An Essay For Losers/Lovers
On the myth that it's possible to be cool, composed, and in love at the same time.
I did think, let's go about this slowly.
This is important. This should take
some really deep thought. We should take
small thoughtful steps.
But, bless us, we didn't.
The night after Asad and I first kissed, I asked him, “Do you think we’ll get married one day?“ I had just graduated high school.
He thought for a moment, then said, “Yeah I think so.” We could have been wrong about each other, the way kids in love have every right to be, but we weren’t.
I was sixteen when we met. He was eighteen. He walked through the door of a dinner party my parents were invited to, and he looked like I invented him in my imagination. My sister, psychic about the onset of my half-second old crush, glanced at me reflexively. I pressed my lips together to stop from smiling at her in front of everyone.
He was telling his friends about the fun fact he’d come up with for ice breakers during his first year at Berkeley: that he’d played every sport with a ball. They were impressed. You’ve played Rugby? Lacrosse? What about water polo? “What about regular polo?” I asked. I needed him to look at me. He did. “You know, on a horse.” He shook his head. Later, he asked for my number. And that night, he starred in my first ever dirty dream.
For about six months, we played Words With Friends and flirted in the chat, which he takes credit for. “I was the one who sent the winky face that changed everything,” he said recently, having never once acknowledged it in the last decade. Of course, I knew which winky face though. I asked if his thumb hovered a moment over the send button. He said yes.
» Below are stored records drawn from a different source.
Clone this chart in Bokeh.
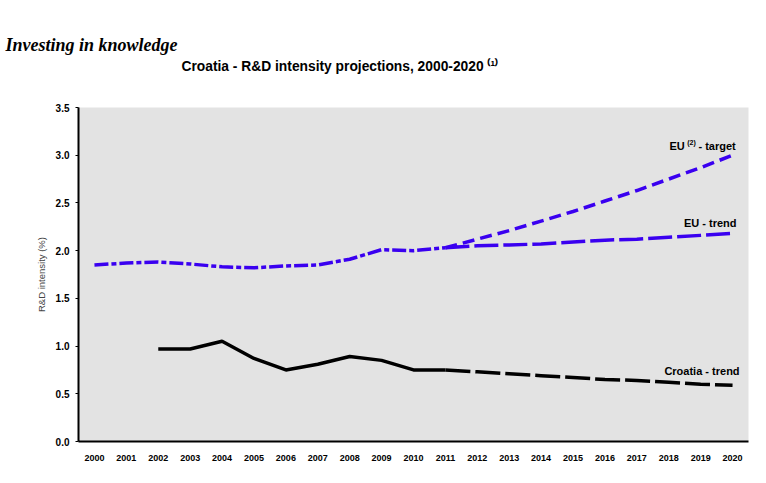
from bokeh.plotting import figure
from bokeh.models import Range1d, FixedTicker, Label, Title
from bokeh.embed import file_html
from bokeh.resources import INLINE

years = list(range(2000, 2021))
year_labels = [str(y) for y in years]
y_ticks = [0.0, 0.5, 1.0, 1.5, 2.0, 2.5, 3.0, 3.5]
y_tick_labels = ["0.0", "0.5", "1.0", "1.5", "2.0", "2.5", "3.0", "3.5"]

eu_hist_years = list(range(2000, 2012))
eu_hist = [1.85, 1.87, 1.88, 1.86, 1.83, 1.82, 1.84, 1.85, 1.91, 2.01, 2.00, 2.03]

eu_trend_years = list(range(2011, 2021))
eu_trend = [2.03, 2.05, 2.06, 2.07, 2.09, 2.11, 2.12, 2.14, 2.16, 2.18]

eu_target_years = list(range(2011, 2021))
eu_target = [2.03, 2.12, 2.21, 2.31, 2.41, 2.52, 2.63, 2.75, 2.87, 3.00]

hr_hist_years = list(range(2002, 2012))
hr_hist = [0.97, 0.97, 1.05, 0.87, 0.75, 0.81, 0.89, 0.85, 0.75, 0.75]

hr_trend_years = list(range(2011, 2021))
hr_trend = [0.75, 0.73, 0.71, 0.69, 0.67, 0.65, 0.64, 0.62, 0.60, 0.59]

BLUE = "#3a00f0"
SANS = "Liberation Sans"

p = figure(width=758, height=475, output_backend="svg", toolbar_location=None,
           x_range=Range1d(1999.5, 2020.5), y_range=Range1d(0, 3.5),
           min_border_left=78, min_border_right=10, min_border_top=107,
           min_border_bottom=34)
p.background_fill_color = "#e3e3e3"
p.border_fill_color = "white"
p.outline_line_color = None
p.xgrid.grid_line_color = None
p.ygrid.grid_line_color = None

p.xaxis.ticker = FixedTicker(ticks=years)
p.xaxis.major_label_overrides = {y: l for y, l in zip(years, year_labels)}
p.yaxis.ticker = FixedTicker(ticks=y_ticks)
p.yaxis.major_label_overrides = {t: l for t, l in zip(y_ticks, y_tick_labels)}

for ax in (p.xaxis, p.yaxis):
    ax.axis_line_color = "black"
    ax.axis_line_width = 2
    ax.minor_tick_line_color = None
    ax.major_label_text_font = SANS
    ax.major_label_text_font_style = "bold"
    ax.major_label_text_color = "black"
p.xaxis.major_label_text_font_size = "9px"
p.yaxis.major_label_text_font_size = "10px"
p.xaxis.major_tick_line_color = None
p.xaxis.major_label_standoff = 7
p.yaxis.major_tick_line_color = "black"
p.yaxis.major_tick_line_width = 1
p.yaxis.major_tick_in = 0
p.yaxis.major_tick_out = 3
p.yaxis.major_label_standoff = 6
p.yaxis.axis_label = "R&D intensity (%)"
p.yaxis.axis_label_text_font = SANS
p.yaxis.axis_label_text_font_style = "normal"
p.yaxis.axis_label_text_font_size = "9.5px"
p.yaxis.axis_label_standoff = 6

p.line(eu_hist_years, eu_hist, line_color=BLUE, line_width=3.5, line_dash="14 3 5 3")
p.line(eu_trend_years, eu_trend, line_color=BLUE, line_width=3.5, line_dash="24 5")
p.line(eu_target_years, eu_target, line_color=BLUE, line_width=3.5, line_dash="12 6")
p.line(hr_hist_years, hr_hist, line_color="black", line_width=3.5)
p.line(hr_trend_years, hr_trend, line_color="black", line_width=3.5, line_dash="25 5")

def lab(x, y, text, size="11px", xo=0, yo=0):
    p.add_layout(Label(x=x, y=y, text=text, text_font=SANS, text_font_size=size,
                       text_font_style="bold", text_align="right", text_color="black",
                       text_baseline="alphabetic", x_offset=xo, y_offset=yo))

# series labels
lab(2020.1, 3.10, "- target")
lab(2020.1, 3.10, "(2)", size="7px", xo=-40, yo=3)
lab(2020.1, 3.10, "EU", xo=-51)
lab(2020.22, 2.29, "EU  - trend")
lab(2020.22, 0.74, "Croatia - trend")

# titles, stacked upward from the plot area (later added = higher)
p.title.text = ""
spacer = Title(text=" ", text_font=SANS, text_font_size="10px", standoff=21)
p.add_layout(spacer, "above")
sub = Title(text="Croatia - R&D intensity projections, 2000-2020 \u207d\u00b9\u207e",
            text_font=SANS, text_font_size="13.8px", text_font_style="bold",
            align="left", offset=103, standoff=0, text_color="black")
p.add_layout(sub, "above")
main = Title(text="Investing in knowledge", text_font="Liberation Serif",
             text_font_size="18px", text_font_style="bold italic",
             align="left", offset=-73, standoff=4, text_color="black")
p.add_layout(main, "above")

open("out.html", "w").write(file_html(p, INLINE))
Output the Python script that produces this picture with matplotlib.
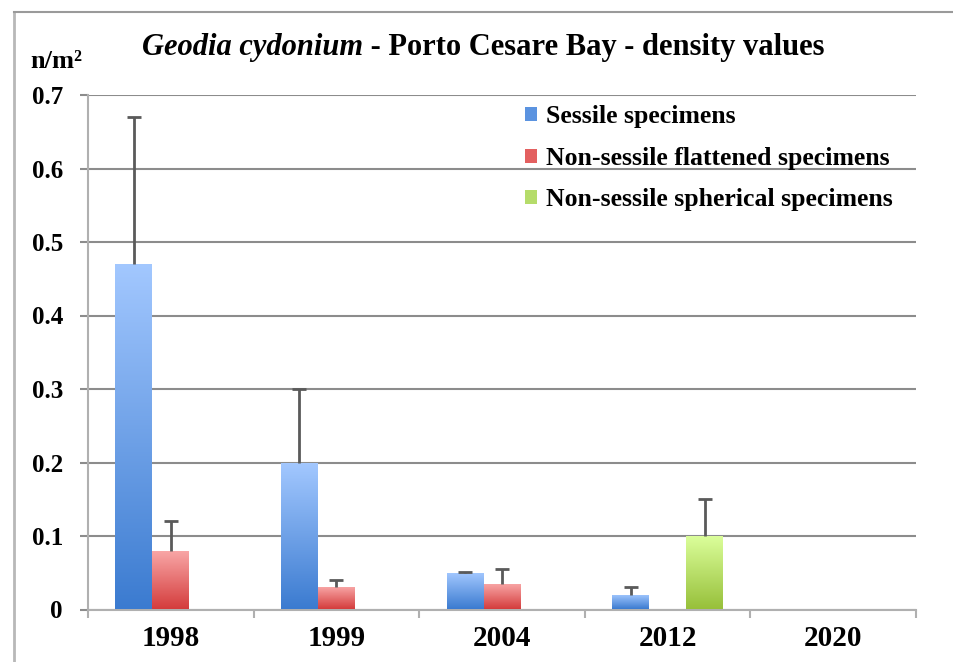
import matplotlib
matplotlib.use("Agg")
import matplotlib.pyplot as plt
import numpy as np
from matplotlib.colors import LinearSegmentedColormap
from matplotlib.patches import Patch
from matplotlib.lines import Line2D

years = ["1998", "1999", "2004", "2012", "2020"]
series_names = ["Sessile specimens", "Non-sessile flattened specimens",
                "Non-sessile spherical specimens"]
sessile = [0.47, 0.20, 0.05, 0.02, 0.0]
sessile_err = [0.20, 0.10, 0.001, 0.01, 0.0]
flattened = [0.08, 0.03, 0.035, 0.0, 0.0]
flattened_err = [0.04, 0.01, 0.02, 0.0, 0.0]
spherical = [0.0, 0.0, 0.0, 0.10, 0.0]
spherical_err = [0.0, 0.0, 0.0, 0.05, 0.0]
yticks = [0, 0.1, 0.2, 0.3, 0.4, 0.5, 0.6, 0.7]
ytick_labels = ["0", "0.1", "0.2", "0.3", "0.4", "0.5", "0.6", "0.7"]

values = [sessile, flattened, spherical]
errors = [sessile_err, flattened_err, spherical_err]
grad = [("#3b7bd0", "#a3c8ff"), ("#d43c3c", "#f9a8a8"), ("#97c03a", "#dcff9c")]
legend_cols = ["#5b93e0", "#e36060", "#b5dc6a"]

SERIF = "Liberation Serif"
fig = plt.figure(figsize=(9.54, 6.62), dpi=100)
ax = fig.add_axes([88/954, 1-609.5/662, (916-88)/954, (609.5-95)/662])

x = np.arange(len(years))
w = 0.223
for i, (vals, errs, (c0, c1)) in enumerate(zip(values, errors, grad)):
    pos = x + (i - 1) * w
    bars = ax.bar(pos, vals, width=w, color="none", edgecolor="none", zorder=3)
    cmap = LinearSegmentedColormap.from_list("g%d" % i, [c0, c1])
    for b in bars:
        h = b.get_height()
        if h <= 0:
            continue
        im = ax.imshow(np.linspace(0, 1, 256).reshape(-1, 1), cmap=cmap,
                       extent=[b.get_x(), b.get_x() + b.get_width(), 0, h],
                       origin="lower", aspect="auto", zorder=3)
        im.set_clip_path(b)
    mask = np.array(vals) > 0
    _, caps, _ = ax.errorbar(pos[mask], np.array(vals)[mask],
                             yerr=[np.zeros(mask.sum()), np.array(errs)[mask]],
                             fmt="none", ecolor="#5a5a5a", elinewidth=2, capsize=5,
                             capthick=2, zorder=4)
    if len(caps) == 2:
        caps[0].set_visible(False)
        caps[1].set_color("#333333")

ax.set_xlim(-0.5, len(years) - 0.5)
ax.set_ylim(0, 0.7)
ax.set_yticks(yticks)
ax.set_yticklabels(ytick_labels, fontfamily=SERIF, fontweight="bold", fontsize=18)
ax.set_xticks(x)
ax.set_xticklabels(years, fontfamily=SERIF, fontweight="bold", fontsize=21)
ax.set_xticks(np.arange(len(years) + 1) - 0.5, minor=True)
ax.tick_params(axis="x", which="major", length=0, pad=11)
ax.tick_params(axis="x", which="minor", length=6, width=1.5, color="#b0b0b0")
ax.tick_params(axis="y", length=6, width=1.5, color="#8c8c8c", pad=12)
ax.grid(axis="y", color="#8c8c8c", linewidth=1.5, zorder=0)
ax.set_axisbelow(True)
for s in ["top", "right"]:
    ax.spines[s].set_visible(False)
ax.spines["left"].set_color("#b0b0b0")
ax.spines["left"].set_linewidth(1.5)
ax.spines["bottom"].set_color("#b0b0b0")
ax.spines["bottom"].set_linewidth(1.5)

# outer frame
fig.add_artist(Line2D([14/954, 14/954], [0, 1-12/662], transform=fig.transFigure,
                      color="#b8b8b8", lw=2))
fig.add_artist(Line2D([14/954, 1], [1-12/662, 1-12/662], transform=fig.transFigure,
                      color="#9a9a9a", lw=1.5))

# title
t1 = fig.text(142/954, 1-48/662, "Geodia cydonium", fontfamily=SERIF,
              fontweight="bold", fontstyle="italic", fontsize=22, va="center")
fig.canvas.draw()
bb = t1.get_window_extent()
fig.text(bb.x1 / fig.bbox.width, 1-48/662, " - Porto Cesare Bay - density values",
         fontfamily=SERIF, fontweight="bold", fontsize=22, va="center")

fig.text(30/954, 1-62/662, "n/m²", fontfamily=SERIF, fontweight="bold",
         fontsize=19, va="center")

handles = [Patch(facecolor=c, edgecolor="none") for c in legend_cols]
leg = ax.legend(handles, series_names, loc="upper left",
                bbox_to_anchor=(515/954, 1-95/662), bbox_transform=fig.transFigure,
                frameon=False, prop={"family": SERIF, "weight": "bold", "size": 18.5},
                handlelength=0.45, handleheight=0.45, handletextpad=0.35,
                labelspacing=0.72, borderaxespad=0)

fig.savefig("out.png", dpi=100)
I felt so defensive of my age regarding this thing we had. I was a college girl who had a boyfriend in another state. I projected what people might think and say, and I sparred with my imaginary adversaries. The ones who might say I sounded childish to be wanting someone forever. That I was pathetic and kidding myself to do long distance when relationships at that age aren’t meant to work out anyway. That I was boring and traditional for locking it down so young. In public, I was mature and blasé and sitting on a throne at the top of the kingdom of my feelings, which I had conquered to serve me. But in private, I was thrilled and smitten and constantly intoxicated on the chemicals that soaked my brain every time I saw the shape of his name on my phone.
When people ask if I believe in love at first sight, it is a yes so quick and simple, it’s boring. Who cares if it’s infatuation? Can’t it also be love? I do understand why people want to distinguish the bad loves, who were never real loves, from the good ones, who never anything but. But I don’t really care to identify at what point that feeling in your body transforms from illusion to truth. Does infatuation and lust have to make a hypocrisy out of love?
In the last ten years, I feel like I must have been in ten thousand relationships, a hundred different versions of me with a hundred different versions of him. The kids in those early memories feel so far away that it almost feels like we weren’t even there. Those are stories about teenagers, not two people who share a bed and bills. Not two people who’ve watched the lines form on each other’s faces.
One day, you’re young, and you share with someone a strange and unconventional thing about yourself, and for the first time, no one laughs. You’re a little older now, and it’s been so long that you’ve forgotten just how acutely weird you used to feel (thank god.) What you once labeled awkwardness and inexperience is now filed away in your mind as early evidence that you were always this person, curious, sincere, and brave. That’s the mystique of knowing and loving people, friends and lovers, for a long time. All of those moments, which felt like touching electricity and which you feared might slip through your fingers at any moment, now feel so permanently gorgeous and firmly yours in memory. Being cool and in love has never successfully been done in the history of time, though people brave enough to face the challenge have tried. The noble thing will always be to submit to being humiliatingly cringe and uncool, to let the big, scary beast called love consume you whole and live your days inside of its belly.
You have written it so beautifully.
Thank you for sharing! So beautifully written.